I’ve come a long way from those days and I’m proud. As well as a little taken aback. It’s taken years of hard work to get here, and while I feel the drag of time, it also feels like a blink of an eye. Like some part of my soul can’t keep up with all the changes.
It’s not too surprising, I guess. I’m standing here, about to go to a red carpet event as one of the stars. A few years ago, I used to stand in front of mirrors and pretend the very same thing. It’s bound to take a little getting used to.
Butterflies send my guts twisting again. Tonight is going to be amazing. Bright lights, limos, champagne. Press taking my photo. I need to pinch myself. Seeing the show in its finished glory is going to be great too. Seeing Mackenzie is going to be… Why am I even thinking about that jerk?
The six weeks and four days since we finished filming have been brilliant. I haven’t had to tolerate watching him prowl around set with his feline grace. I haven’t had to listen to his delicious accent pour over me like honey. No more gazing into his sapphire eyes while he looks at me as if I’m the only light in his life, the only thing he craves and needs. Only for the director to yell ‘cut’ and that precious look vanish, to be replaced with nothing but a haughty disdain. If he even looked at me at all.
The whole time we were filming he never talked to me. Not even a hello. He never stayed to watch my scenes with Alice. He was often late. He would have been a complete ass to work with, had he not been so bloody brilliant when the cameras were rolling. His acting was extraordinary, but more than that, were the performances he pulled out of me. I don’t know how he did it, but I was giving the best work of my life. My scenes with Alice and other characters were flat in comparison.

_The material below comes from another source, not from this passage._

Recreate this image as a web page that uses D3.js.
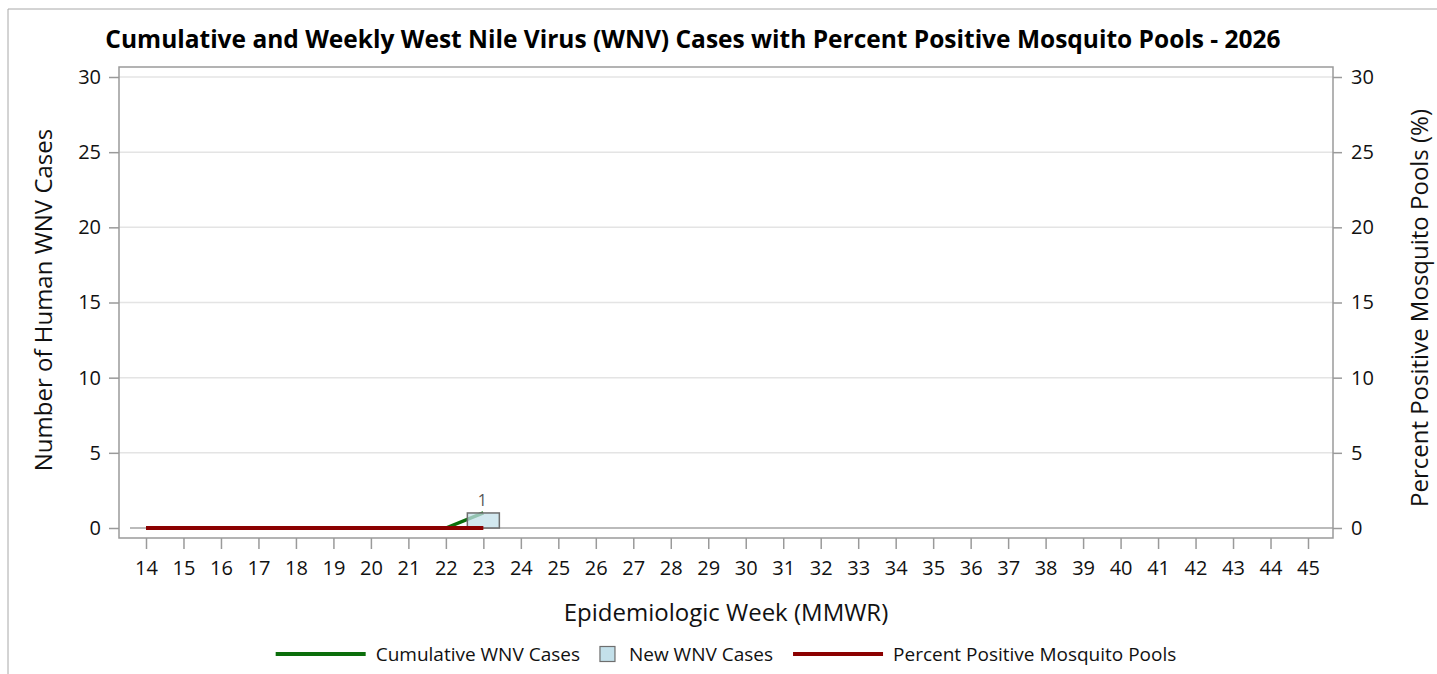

Now, after six long weeks I am going to be seeing him again. My butterflies surge. I try to untangle how I feel about it, but it’s hopeless. I guess my feelings are complicated. I’ll have to leave it at that.
“Time to go!” Liliah calls from downstairs.

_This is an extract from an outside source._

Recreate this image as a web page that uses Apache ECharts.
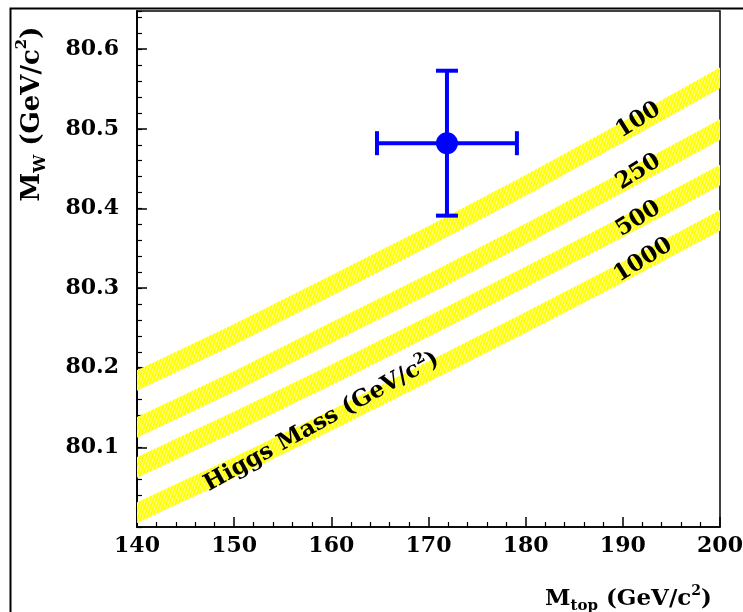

Taking one last look at myself, I turn and leave. Liliah is waiting by the front door for me. She looks stunning in a form hugging red sparkling cocktail dress. Her brunette hair is in long loose waves down her back. I give her a quick kiss, mindful of her makeup.
“You look amazing,” I tell her.
“You too!” she says.
The sleek black limo is waiting outside. I take Liliah’s hand and we walk out of our house. Last time we went to a red carpet event, she was the star, and I was the supportive partner. It probably makes me an asshole, but I can’t help noticing how much I prefer it this way round.

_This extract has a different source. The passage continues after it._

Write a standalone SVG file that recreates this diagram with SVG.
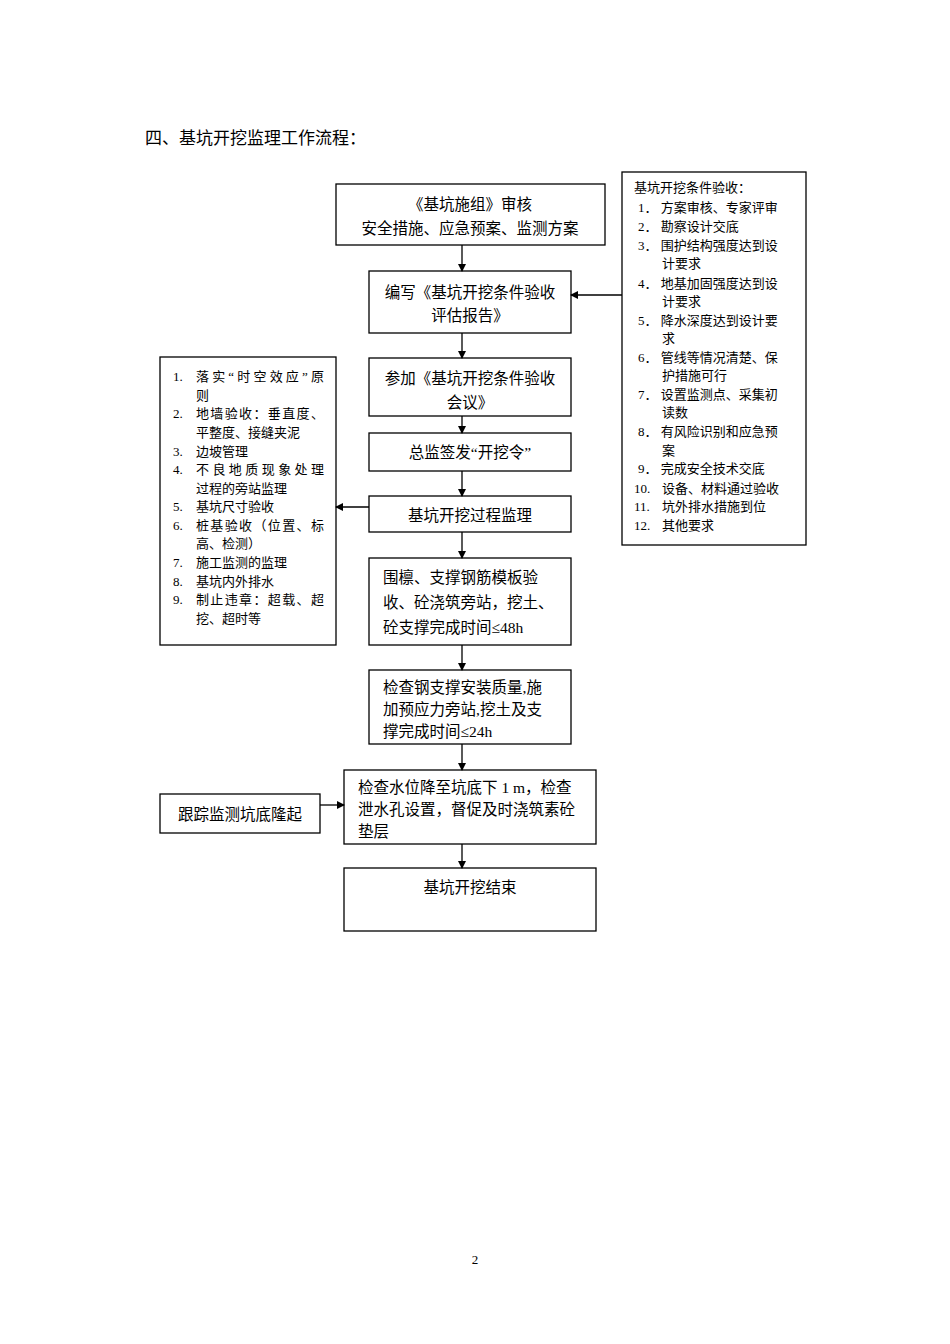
<svg xmlns="http://www.w3.org/2000/svg" width="950" height="1344" viewBox="0 0 950 1344">
<style>
text{font-family:"Liberation Serif","Noto Sans CJK SC",serif;fill:#000}
.b{fill:#fff;stroke:#000;stroke-width:1.3}
.m{font-size:15.5px}
.s{font-size:13px}
.c{text-anchor:middle}
.l{stroke:#000;stroke-width:1.3;fill:none;marker-end:url(#a)}
</style>
<defs><marker id="a" markerWidth="8" markerHeight="8" refX="7" refY="4" orient="auto" markerUnits="userSpaceOnUse"><path d="M0,0L8,4L0,8z" fill="#000"/></marker></defs>
<rect width="950" height="1344" fill="#fff"/>
<text x="145" y="144" style="font-size:17px">四、基坑开挖监理工作流程：</text>
<g id="n1"><rect class="b" x="336" y="184" width="269" height="61"/><text class="m c" x="470" y="210">《基坑施组》审核</text><text class="m c" x="470" y="234">安全措施、应急预案、监测方案</text></g>
<g id="n2"><rect class="b" x="369" y="271" width="202" height="62"/><text class="m c" x="470" y="298">编写《基坑开挖条件验收</text><text class="m c" x="470" y="321">评估报告》</text></g>
<g id="n3"><rect class="b" x="369" y="358" width="202" height="58"/><text class="m c" x="470" y="384">参加《基坑开挖条件验收</text><text class="m c" x="470" y="408">会议》</text></g>
<g id="n4"><rect class="b" x="369" y="433" width="202" height="38"/><text class="m c" x="470" y="458">总监签发“开挖令”</text></g>
<g id="n5"><rect class="b" x="369" y="496" width="202" height="36"/><text class="m c" x="470" y="521">基坑开挖过程监理</text></g>
<g id="n6"><rect class="b" x="369" y="558" width="202" height="87"/><text class="m" x="383" y="583">围檩、支撑钢筋模板验</text><text class="m" x="383" y="608">收、砼浇筑旁站，挖土、</text><text class="m" x="383" y="633">砼支撑完成时间≤48h</text></g>
<g id="n7"><rect class="b" x="369" y="670" width="202" height="74"/><text class="m" x="383" y="693">检查钢支撑安装质量,施</text><text class="m" x="383" y="715">加预应力旁站,挖土及支</text><text class="m" x="383" y="737">撑完成时间≤24h</text></g>
<g id="n8"><rect class="b" x="344" y="770" width="252" height="74"/><text class="m" x="358" y="793">检查水位降至坑底下 1 m，检查</text><text class="m" x="358" y="815">泄水孔设置，督促及时浇筑素砼</text><text class="m" x="358" y="837">垫层</text></g>
<g id="n9"><rect class="b" x="344" y="868" width="252" height="63"/><text class="m c" x="470" y="893">基坑开挖结束</text></g>
<g id="n10"><rect class="b" x="160" y="794" width="160" height="39"/><text class="m c" x="240" y="820">跟踪监测坑底隆起</text></g>
<g id="r"><rect class="b" x="622" y="172" width="184" height="373"/>
<g class="s">
<text x="634" y="192">基坑开挖条件验收：</text>
<text x="638" y="212">1． 方案审核、专家评审</text>
<text x="638" y="231">2． 勘察设计交底</text>
<text x="638" y="250">3． 围护结构强度达到设</text>
<text x="662" y="268">计要求</text>
<text x="638" y="288">4． 地基加固强度达到设</text>
<text x="662" y="306">计要求</text>
<text x="638" y="325">5． 降水深度达到设计要</text>
<text x="662" y="343">求</text>
<text x="638" y="362">6． 管线等情况清楚、保</text>
<text x="662" y="380">护措施可行</text>
<text x="638" y="399">7． 设置监测点、采集初</text>
<text x="662" y="417">读数</text>
<text x="638" y="436">8． 有风险识别和应急预</text>
<text x="662" y="455">案</text>
<text x="638" y="473">9． 完成安全技术交底</text>
<text x="634" y="493">10.<tspan x="662">设备、材料通过验收</tspan></text>
<text x="634" y="511">11.<tspan x="662">坑外排水措施到位</tspan></text>
<text x="634" y="530">12.<tspan x="662">其他要求</tspan></text>
</g></g>
<g id="l"><rect class="b" x="160" y="357" width="176" height="288"/>
<g class="s">
<text x="173" y="381">1.<tspan x="196" textLength="128">落实“时空效应”原</tspan></text>
<text x="196" y="400">则</text>
<text x="173" y="418">2.<tspan x="196" textLength="128">地墙验收：垂直度、</tspan></text>
<text x="196" y="437">平整度、接缝夹泥</text>
<text x="173" y="456">3.<tspan x="196">边坡管理</tspan></text>
<text x="173" y="474">4.<tspan x="196" textLength="128">不良地质现象处理</tspan></text>
<text x="196" y="493">过程的旁站监理</text>
<text x="173" y="511">5.<tspan x="196">基坑尺寸验收</tspan></text>
<text x="173" y="530">6.<tspan x="196" textLength="128">桩基验收（位置、标</tspan></text>
<text x="196" y="548">高、检测）</text>
<text x="173" y="567">7.<tspan x="196">施工监测的监理</tspan></text>
<text x="173" y="586">8.<tspan x="196">基坑内外排水</tspan></text>
<text x="173" y="604">9.<tspan x="196" textLength="128">制止违章：超载、超</tspan></text>
<text x="196" y="623">挖、超时等</text>
</g></g>
<g id="connectors">
<path class="l" d="M462,245V271"/>
<path class="l" d="M462,333V358"/>
<path class="l" d="M462,416V433"/>
<path class="l" d="M462,471V496"/>
<path class="l" d="M462,532V558"/>
<path class="l" d="M462,645V670"/>
<path class="l" d="M462,744V770"/>
<path class="l" d="M462,844V868"/>
<path class="l" d="M622,295H571"/>
<path class="l" d="M369,507H336"/>
<path class="l" d="M320,805H344"/>
</g>
<text x="475" y="1264" class="c" style="font-size:13px">2</text>
</svg>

It’s a short drive to the venue and as we pull up, I can’t stop grinning like an idiot. There, laid before me is an actual red carpet. Red ropes on either side hold back a fair few members of the press. I’m impressed at how many have turned up. It’s just the first showing of the first season of a television show. Nobody knows how well it is going to do, but Mackenzie’s involvement is certainly helping to draw attention to it.
Walking down the carpet with Liliah on my arm, is a literal dream come true. It’s a struggle to stop my grin from looking deranged. I hold my head at the precise angle that I have practiced with photographers a thousand times, while giving the smile I have perfected. Being photogenic is not all about genetic luck. You’ve got to know what makes you look good.